Investment grade debt

Most actual investment (as opposed to places to park your money) involves buying debt. Or to put it another way, you loan money with the hope of making more later on. Bonds are the most common way to do direct investment, you have a time frame and a specific rate of interest. Stock IPO’s are another way of investing in a company. 

When you buy a bond from a company, you look at how likely it is that you’ll be repaid based on the business involved. If its a good company with good products, they will create profits and be able to pay you your interest. But what about municipal and sovereign debt? There are no profits to be had, just ongoing tax collection. On the face of it, that seems pretty safe, that’s what governments do after all. But all isn’t well in tax land. Europe continues to crumble, their very currency may go away.

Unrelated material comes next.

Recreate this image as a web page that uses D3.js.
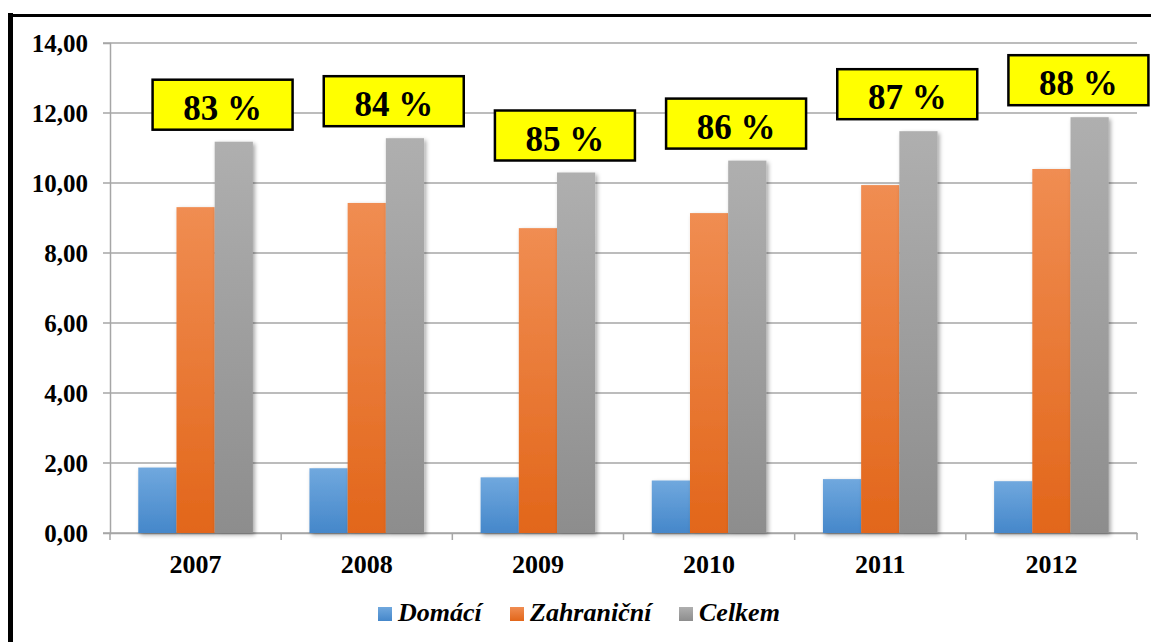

When that happens, there is an excellent chance that the folks that loaned them those Euros will be left holding the bag. We’re also hearing about more and more municipalities declaring bankruptcy. A casual glance at states like California make you wonder how safe those bonds are as well. 
My (perhaps not so humble) suggestion is to invest in productive, profitable businesses instead relying on tax collection for your investment. It’s common sense really, invest in things that have upside! Or think of it this way, how much do you trust politicians? How much do you trust that they’ll do the smart thing with your money? More and more we’re seeing what that trust will get you, a lot less money.